世田谷の閑静な住宅街に光庭を持つ木造3階建の母と娘家族の二世帯住宅です。隣家に囲まれているため、接道する北側に光と風を導く奥に深い庭(光庭)を設けました。その庭を巡るようにそれぞれの住居を配置し、大きな窓を通して互いの気配が感じられる住まいとしました。光庭を開くことでまちとつながり共有することで家族を結ぶ長屋の計画です。

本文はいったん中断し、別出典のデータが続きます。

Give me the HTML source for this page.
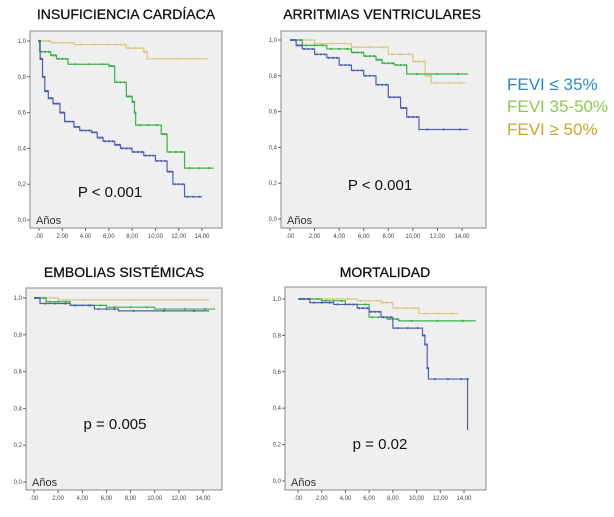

敷地は北側以外隣家に囲まれているため、建蔽率60%の余剰を北側中央に道へ繋がる奥行5mの光庭に集中させ、光庭を巡るように2つの家族のリビングやテラスを大きな開口と共に配置しました。1階は母、2~3階は娘家族としてそれぞれが独立性を保ちつつ風や光を共有しながら木々越しに互いを見守る構成です。奥に深い光庭は延焼ラインから外れ、曲面硝子や木アルミ複合サッシを用いながら柔らかい内部空間の広がりをつくります。木のぬくもりを感じる空間にするため、光庭を活かして隣地の開口制限を重視した準延焼防止建築物として空間を圧迫せず木架構の現しや木製階段を可能にしました。陽の光の角度と外壁の斜貼りタイルは呼応し、季節の移り変わりを知らせてくれます。曲面を構成する砂状塗装は自然の岩肌のような表情に。お施主様のお母様は紙で作るペーパーフラワーアート教室を定期的に開き、1階は光庭に面してギャラリーのように使われ、光庭はまちの顔となり小美術館のような佇まいとなっています。
所在地 :東京都世田谷区
用途 :長屋(2戸)
構造 :木造3階建て
延床面積:114.86m2
竣工 :2021.04
構造設計:川村構造設計室
施工 :栄伸建設
写真 :中村 絵
受賞 :German Design Award2023 Nominee
掲載 :Archdaily ,Archello, Architizer
髙橋 真未
髙橋真未建築都市設計事務所
東京都
HP:https://www.mamitakahashi.com/
住宅をつくることは周辺の木々や生物、地球環境と共存することです。例えば住宅の外皮にできるだけ自然の材料を用いることで、温度や湿度の変化に応じて調湿を行い、水分を外気へ放出して生き物のように呼吸をします。そして一人一人性格や働き方、家族の変様やライフスタイルが異なるように、そこに住まう人が今までどのように生きてきたかを知り、考えながら設計することを大切にしています。住宅の内と外の関係や視線の繋がり、家族の関係性を紡いでいきながら住宅の形にしていくことでそこで暮らす人だからこそできる住宅になります。
住宅をつくることはまちの環境をつくることであり、そのまちやコミュニティに共感した人が集まって住み続けることにより、美しいまちがつくられていくと考えています。